For some clients, choosing the right category to apply under can be a challenge. Applying under the wrong category can cause significant business delays, because this can be a reason why an officer denies your petition and not allow your employee to proceed across the border. Especially if you are presenting an application for admission in advance of a meeting in the U.S., having to withdraw a petition and re-prepare a new packet under another category can be very time-consuming and create unnecessary uncertainties in your plans.

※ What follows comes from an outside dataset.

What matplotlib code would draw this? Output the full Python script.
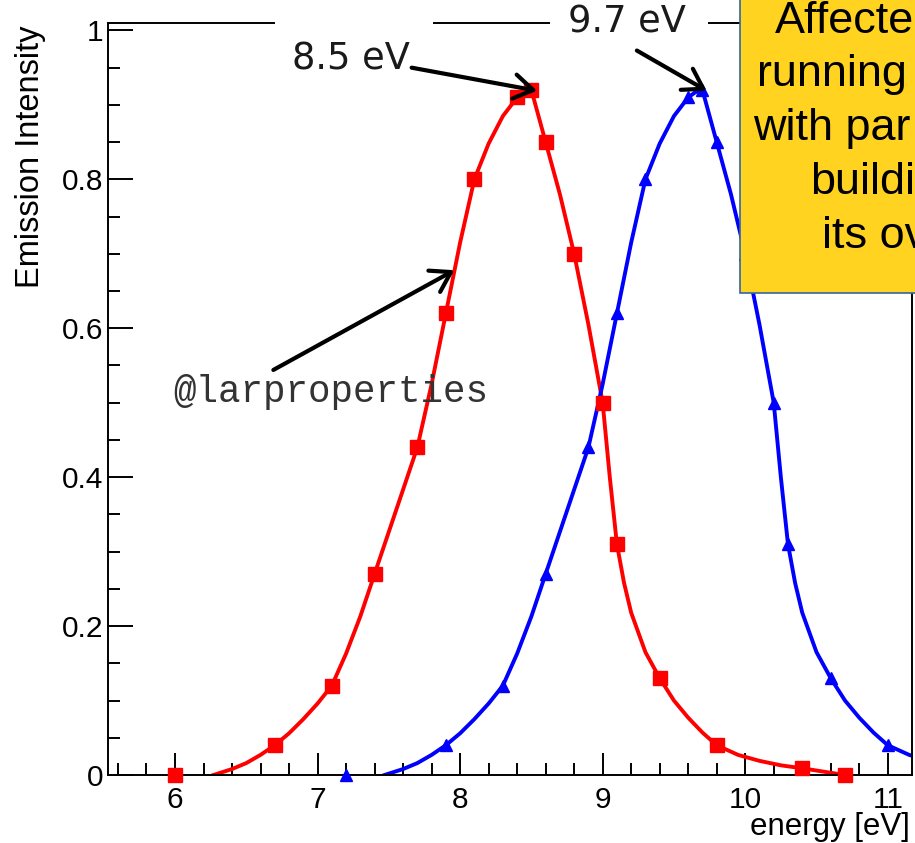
import matplotlib
matplotlib.use("Agg")
import matplotlib.pyplot as plt
from matplotlib.patches import Rectangle
from matplotlib.ticker import MultipleLocator, FuncFormatter

# Figure size in pixels (dpi 100)
W, H = 915, 843

# Marker points
red_x = [6.0, 6.7, 7.1, 7.4, 7.7, 7.9, 8.1, 8.4, 8.5, 8.6, 8.8, 9.0, 9.1, 9.4, 9.8, 10.4, 10.7]
red_y = [0.0, 0.04, 0.12, 0.27, 0.44, 0.62, 0.80, 0.91, 0.92, 0.85, 0.70, 0.50, 0.31, 0.13, 0.04, 0.01, 0.0]

blue_x = [7.2, 7.9, 8.3, 8.6, 8.9, 9.1, 9.3, 9.6, 9.7, 9.8, 10.0, 10.2, 10.3, 10.6, 11.0]
blue_y = [0.0, 0.04, 0.12, 0.27, 0.44, 0.62, 0.80, 0.91, 0.92, 0.85, 0.70, 0.50, 0.31, 0.13, 0.04]

# Smooth curves, sampled along the drawn lines
red_line_x = [6.27, 6.4, 6.5, 6.6, 6.7, 6.8, 6.9, 7.0, 7.1, 7.2, 7.3, 7.4, 7.55, 7.7, 7.8, 7.9,
              8.0, 8.1, 8.2, 8.3, 8.4, 8.45, 8.5, 8.6, 8.7, 8.8, 8.9, 9.0, 9.05, 9.1, 9.15,
              9.2, 9.3, 9.4, 9.5, 9.6, 9.7, 9.8, 9.95, 10.1, 10.25, 10.4, 10.7]
red_line_y = [0.0, 0.008, 0.016, 0.027, 0.04, 0.056, 0.075, 0.096, 0.12, 0.163, 0.213, 0.27, 0.355,
              0.44, 0.525, 0.62, 0.715, 0.80, 0.848, 0.885, 0.91, 0.917, 0.92, 0.85, 0.78, 0.70,
              0.605, 0.50, 0.40, 0.31, 0.258, 0.218, 0.165, 0.13, 0.1, 0.077, 0.057, 0.04,
              0.027, 0.019, 0.013, 0.009, 0.0]

blue_line_x = [7.47, 7.6, 7.7, 7.8, 7.9, 8.0, 8.1, 8.2, 8.3, 8.4, 8.5, 8.6, 8.75, 8.9, 9.0, 9.1,
               9.2, 9.3, 9.4, 9.5, 9.6, 9.65, 9.7, 9.8, 9.9, 10.0, 10.1, 10.2, 10.25, 10.3, 10.35,
               10.4, 10.5, 10.6, 10.7, 10.8, 10.9, 11.0, 11.15, 11.3]
blue_line_y = [0.0, 0.008, 0.016, 0.027, 0.04, 0.056, 0.075, 0.096, 0.12, 0.163, 0.213, 0.27, 0.355,
               0.44, 0.525, 0.62, 0.715, 0.80, 0.848, 0.885, 0.91, 0.917, 0.92, 0.85, 0.78, 0.70,
               0.605, 0.50, 0.40, 0.31, 0.258, 0.218, 0.165, 0.13, 0.1, 0.077, 0.057, 0.04,
               0.027, 0.019]

x_ticks = [6, 7, 8, 9, 10, 11]
y_ticks = [0, 0.2, 0.4, 0.6, 0.8, 1.0]

box_lines = ["Affecte", "running", "with par", "buildi", "its ov"]
box_left = [775, 757, 753, 810, 822]
box_base = [33, 86, 140, 194, 248]


def fx(px):
    return px / W


def fy(py):
    return 1 - py / H


fig = plt.figure(figsize=(W / 100, H / 100), dpi=100)
ax = fig.add_axes([fx(108), fy(775), (912 - 108) / W, (775 - 23) / H])

ax.plot(red_line_x, red_line_y, color="#ff0000", lw=2.8, zorder=2, solid_joinstyle="round")
ax.plot(blue_line_x, blue_line_y, color="#0000ff", lw=2.8, zorder=2, solid_joinstyle="round")
ax.plot(red_x, red_y, "s", color="#ff0000", ms=10.5, ls="none", zorder=3, clip_on=False)
ax.plot(blue_x, blue_y, "^", color="#0000ff", ms=9, ls="none", zorder=3, clip_on=False)

ax.set_xlim(5.53, 11.17)
ax.set_ylim(0, 1.01)

ax.set_xticks(x_ticks)
ax.set_yticks(y_ticks)
ax.xaxis.set_minor_locator(MultipleLocator(0.2))
ax.yaxis.set_minor_locator(MultipleLocator(0.05))
ax.yaxis.set_major_formatter(FuncFormatter(lambda v, p: f"{v:g}"))

for lab in ax.get_xticklabels() + ax.get_yticklabels():
    lab.set_fontfamily("Liberation Sans")
    lab.set_fontsize(21.5)

ax.tick_params(axis="both", which="both", direction="in", width=1.4, color="black",
               top=False, right=False)
ax.tick_params(axis="x", which="major", length=16, pad=8)
ax.tick_params(axis="x", which="minor", length=8.5)
ax.tick_params(axis="y", which="major", length=18, pad=3.5)
ax.tick_params(axis="y", which="minor", length=8.5)
for sp in ax.spines.values():
    sp.set_linewidth(1.4)

# axis titles (ROOT style: at the ends of the axes)
fig.text(fx(31), fy(25), "Emission Intensity", rotation=90, ha="center", va="top",
         family="Liberation Sans", fontsize=23.5)
fig.text(fx(910), fy(835), "energy [eV]", ha="right", va="baseline",
         family="Liberation Sans", fontsize=22.5)

# white patches breaking the top frame line
for x0, x1 in [(275, 433), (550, 708)]:
    fig.add_artist(Rectangle((fx(x0), fy(30)), (x1 - x0) / W, 14 / H,
                             transform=fig.transFigure, facecolor="white",
                             edgecolor="none", zorder=5))

fig.text(fx(627), fy(22), "9.7 eV", ha="center", va="center", family="DejaVu Sans",
         fontsize=26.5, color="#1a1a1a", zorder=6)
ax.text(7.65, 0.962, "8.5 eV", ha="right", va="center", family="DejaVu Sans",
        fontsize=26.5, color="#1a1a1a")
ax.text(7.09, 0.514, "@larproperties", ha="center", va="center", family="Liberation Mono",
        fontsize=27, color="#333333")

arrow = dict(arrowstyle="->,head_length=0.55,head_width=0.35", lw=3, color="black",
             mutation_scale=25, shrinkA=0, shrinkB=0)
ax.annotate("", xy=(8.54, 0.919), xytext=(7.66, 0.950), arrowprops=arrow, annotation_clip=False)
ax.annotate("", xy=(9.73, 0.919), xytext=(9.24, 0.973), arrowprops=arrow, annotation_clip=False)
ax.annotate("", xy=(7.96, 0.678), xytext=(6.69, 0.544), arrowprops=arrow, annotation_clip=False)

# yellow callout box from the slide
fig.add_artist(Rectangle((fx(740), fy(293)), 0.5, 0.5, transform=fig.transFigure,
                         facecolor="#ffd320", edgecolor="#3465a4", lw=1.2, zorder=7))
for txt, x0, yb in zip(box_lines, box_left, box_base):
    fig.text(fx(x0), fy(yb), txt, ha="left", va="baseline", family="Liberation Sans",
             fontsize=32.4, color="black", zorder=8)

fig.savefig("out.png", dpi=100)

Let’s consider a fact pattern.
We are a Canadian tech company and we’re sending a managerial-level engineer to the U.S. for several weeks to oversee some installations done by our U.S. subsidiary with a client in the U.S. The employee’s job title is Engineering Manager and will be attending executive-level meetings with the client and visiting client facilities. She will be compensated by the Canadian entity. Can we apply under the TN category?
TN Category
The TN category is flexible in that a person can enter the U.S. to work for a U.S. entity part-time, full-time, or any other type of temporary work arrangement as long as the position is not a permanent one. However, the TN category is quite strict in that your job duties must be consistent with one of the specific categories listed in the USMCA. To qualify for TN under “Engineer,” you must be performing engineering duties. If the bulk of what you will be actually doing is managerial, such as meeting with clients and providing overall organizational direction, an officer may find that the work being performed in the U.S. is inconsistent with that of an engineer and find that the proposed position is that of a manager, which is not included in the USMCA list of TN eligible professions.
L-1 Category
This is a case that could fit more closely with the L-1 category, intracompany transferee. It is possible to use the L-1 visa to send an employee for intermittent visits to the U.S. to work at a branch, affiliate, or subsidiary company. To be eligible, the employer must prove that the Canadian and U.S. entity have the required overlap in ownership to make them affiliates, parent-subsidiary, or a branch.
An important limitation is that the L-1 visa category is only available to certain categories of workers in a company, i.e., executives, managers, or “specialized knowledge” workers that possess expertise in a company’s unique processes or know-how that cannot be found generally in other workers. In addition, the worker must have worked one continuous year in the past three years for the foreign company. In our fact pattern, assuming that the 1-year work requirement is met, the employee could possibly qualify as an L-1 manager.
B-1 Visitor Category
Lastly, Canadian nationals can apply to enter the U.S. under the B-1 visitor category to engage in certain business activities that can be considered a part of international trade. For example, if the Canadian company has sold equipment or services to a U.S. client, and is sending an employee to client facilities in the U.S. to provide on-site follow-up services attendant to that sale, the employee may ask for admission under the B-1 visitor category to perform these services.
Note, however, that the trade or business must be international, such that the employee is not entering to participate in the local labor market. For example, in the fact pattern above, if the contract for installation was entered into between the Canadian company and the U.S. client, the employee could qualify under the B-1 category, but it will be a harder case to prove if the contract was entered into between the U.S. subsidiary and the U.S. client.